Note from the Author: This guest column was originally written for El Tecolote in September of 1984. From the moment of its publication, it created a lot of interest and it was used in various college courses, especially in Raza Studies departments. Because its content is still very true, we decided to reprint it, with some minor additions and corrections.

Carlos Barón

Our Latino America is an erupting volcano, a cataclysm. It has always been that, but today, the number of Latin Americans forced into exile is larger than ever. From Chile to Mexico, men and women have left their homelands, punished because of their ideas, or their poverties.

Much has been written about the negative side of exile. Much has been said, recited, sung and cried about the nostalgia of fatherlands and mother-tongues, the nostalgia of the familiar landscape, or the nostalgia for the particular flavor of that particular fruit that only grows there!

Many times we have either hidden from or been forced to face that overwhelming sadness that overtakes us when we begin to miss what we left behind.

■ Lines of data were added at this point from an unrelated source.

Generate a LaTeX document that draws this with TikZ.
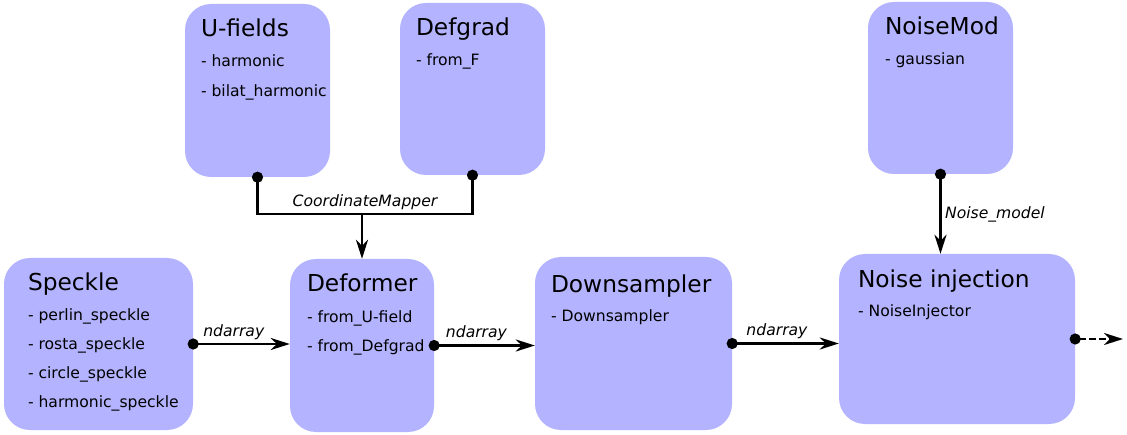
\documentclass[tikz,border=0pt]{standalone}
\usepackage{fontspec}
\setmainfont{DejaVu Sans}
\usepackage{xcolor}
\usetikzlibrary{arrows.meta, calc, positioning}
\definecolor{lavender}{HTML}{B3B3FF}
\definecolor{black}{HTML}{000000}

\begin{document}
\begin{tikzpicture}[x=1pt, y=-1pt,
    block/.style={fill=lavender, rounded corners=26pt, inner sep=0pt},
    title/.style={anchor=base west, inner sep=0pt, font=\fontsize{23.3}{27}\selectfont},
    item/.style={anchor=base west, inner sep=0pt, font=\fontsize{15.6}{19}\selectfont},
    tag/.style={font=\fontsize{15.6}{19}\selectfont\itshape},
    link/.style={black, line width=2.6pt, {Circle[length=11pt]}-{Stealth[length=19pt, width=12pt, inset=6pt]}, shorten <=-5.5pt},
    dots/.style={black, line width=2.6pt, {Circle[length=11pt]}-{Circle[length=11pt]}, shorten <=-5.5pt, shorten >=-5.5pt},
    feed/.style={black, line width=2.6pt, -{Stealth[length=19pt, width=12pt, inset=6pt]}}]
    \useasboundingbox (0,0) rectangle (1127,435);
    %
    \node[block, minimum width=145pt, minimum height=173pt] (ufields) at (257.5,90.5) {};
    \node[title] at ([shift={(16,33)}]ufields.north west) {U-fields};
    \foreach \s [count=\i] in {harmonic, bilat\_harmonic}
        \node[item] at ([shift={(16,33+30*\i)}]ufields.north west) {- \s};
    %
    \node[block, minimum width=145pt, minimum height=172pt] (defgrad) at (472.5,89) {};
    \node[title] at ([shift={(16,33)}]defgrad.north west) {Defgrad};
    \node[item] at ([shift={(16,63)}]defgrad.north west) {- from\_F};
    %
    \node[block, minimum width=145pt, minimum height=172pt] (noisemod) at (940.5,88) {};
    \node[title] at ([shift={(17,33)}]noisemod.north west) {NoiseMod};
    \node[item] at ([shift={(17,63)}]noisemod.north west) {- gaussian};
    %
    \node[block, minimum width=189pt, minimum height=172pt] (speckle) at (98.5,344) {};
    \node[title] at ([shift={(24,33)}]speckle.north west) {Speckle};
    \foreach \s [count=\i] in {perlin\_speckle, rosta\_speckle, circle\_speckle, harmonic\_speckle}
        \node[item] at ([shift={(24,34+29*\i)}]speckle.north west) {- \s};
    %
    \node[block, minimum width=144pt, minimum height=173pt] (deformer) at (362,345.5) {};
    \node[title] at ([shift={(17,33)}]deformer.north west) {Deformer};
    \foreach \s [count=\i] in {from\_U-field, from\_Defgrad}
        \node[item] at ([shift={(17,35+29*\i)}]deformer.north west) {- \s};
    %
    \node[block, minimum width=197pt, minimum height=173pt] (downsampler) at (633.5,343.5) {};
    \node[title] at ([shift={(16,36)}]downsampler.north west) {Downsampler};
    \node[item] at ([shift={(16,65)}]downsampler.north west) {- Downsampler};
    %
    \node[block, minimum width=236pt, minimum height=170pt] (noise) at (957,339) {};
    \node[title] at ([shift={(19,34)}]noise.north west) {Noise injection};
    \node[item] at ([shift={(19,63)}]noise.north west) {- NoiseInjector};
    %
    \coordinate (bend) at ($(ufields.south)+(0,37)$);
    \coordinate (exit) at (1123,339);
    %
    \draw[dots] (ufields.south) -- (bend) -| (defgrad.south) node[pos=0.25, above, tag] {CoordinateMapper};
    \draw[feed] (bend -| deformer.north) -- (deformer.north);
    \draw[link] (noisemod.south) -- (noisemod.south |- noise.north) node[midway, right, tag] {Noise\_model};
    %
    \draw[link] (speckle.east) -- (speckle.east -| deformer.west) node[pos=0.42, above, tag] {ndarray};
    \draw[link] (deformer.east) -- (deformer.east -| downsampler.west) node[pos=0.42, above, tag] {ndarray};
    \draw[link] (downsampler.east) -- (downsampler.east -| noise.west) node[pos=0.42, above, tag] {ndarray};
    \draw[link, dash pattern=on 7pt off 3pt] (noise.east) -- (exit);
\end{tikzpicture}
\end{document}
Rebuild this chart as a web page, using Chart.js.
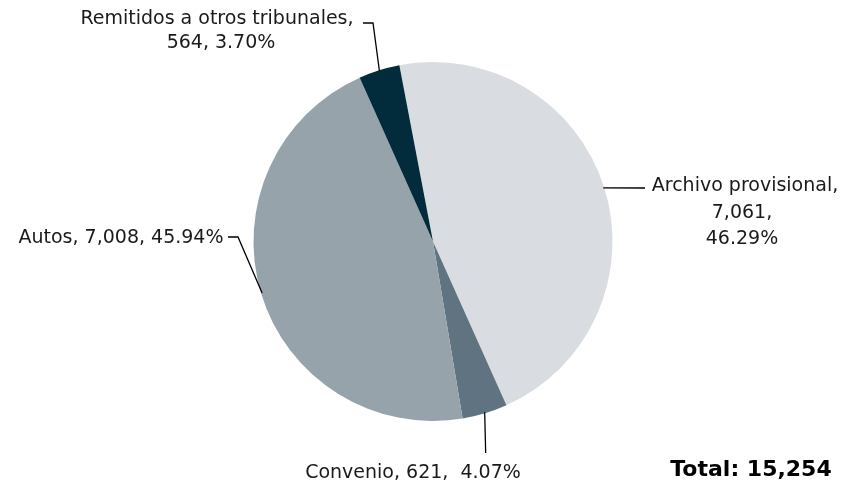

Following the above, I believe that it is convenient to also write in recognition of the positive events that take place in times of forced separation from the diverse countries that witnessed our birth and our growth.

The recognition of the positive in the negative, the sweet within the bitter, is a duty to ourselves, for our mental and political health.

While there is life, there is hope. The majority agrees in that. We also agree that “things will change.” Of course! We share a healthy optimism. We will return. “Ahorita!” Soon, as Mexicans say.

Before we start packing suitcases and begin the trip back to our respective homelands, where the sun shines brighter, the ocean smells better and the people are friendlier, I insist: We have to reflect about the good side of our exiles.

To begin with, the Latin American who lives in San Francisco has greater possibilities to truly understand what it is to be a Latin American. Generally speaking, each one of us knows something about being Salvadorans, or  Mexicans, or Chileans… and knows very little about what it is to be truly Latin American.

We are extremely patriotic and nationalistic, breast-fed in our respective versions of an “official, unadulterated” history, wildly diverse versions that are presented to us in our schools or through the mass media, versions that reek of lies, versions of history that keep our peoples divided. A different story from the one started by Simón Bolívar.

In San Francisco, co-habitating in the midst of a wave of exiles, the Chilean discovers the Chicano, and vice versa. The same happens to the Brazilian with the Nicaraguan and to the Bolivian with the Puerto Rican. It happens to all of us.

In this Californian exile we cannot avoid the inter-relation. Here, the false and the real frontiers disappear and we can discover our common history, in its extra-official version. What Lenin called our “secret histories.”

Here, away from our respective countries and the nationalistic versions of history taught in our schools, it is easier to identify the common enemy and to fathom the possibilities of a common future.

And that, brothers and sisters, is very Bolivarian. That is something which was also known and taught by the Cuban hero José Marti in the 19th century, when he lived 14 years in exile in Tampa, Florida. Or by the also Cuban Camilo Cienfuegos, who lived for a while right across from San Francisco General Hospital, before he led the Cuban revolution in the late 1950s. Or by the Chilean poet Gabriela Mistral, first Latino American to win the Nobel Prize in literature in 1945. She moved to the United States and spent her last years here, far from the narrow-mindedness of her own country.

It is more than learning about “pupusas, burritos, vigorón, yuca, cueca, merecumbé, porotos, frijoles”… or the different meaning of “güagüa.” It is much more than that.

Here, for example, we learn about Lolita Lebrón and Don Pedro Albizu Campos, we make them ours. We learn about Puerto Rico, we incorporate Puerto Rico into our Latin American world (more than the official history does), we become Puerto Ricans.

Here we met, yesterday, that Salvadoran friend who today, back in her country, risks her life daily. We learn from her example. We become Salvadorans.

Here, stereotypes and half-truths, little by little, begin to disappear.

Here, in the very entrails of the monster, submerged in the juices of its contradictions, we can see each other better.

Those lucky enough to return to their homelands should not forget the positive lessons of their exile and should become the spreaders of their experiences, rich in internationalistic spirit, pregnant with a better future.

The Chilean who returns to Chile will discover that she is no less of a Chilean but will also discover that she is more Latin American, less nationalistic, less prejudiced, less ignorant.

If she has not yet discovered it, let her stay exiled a while longer.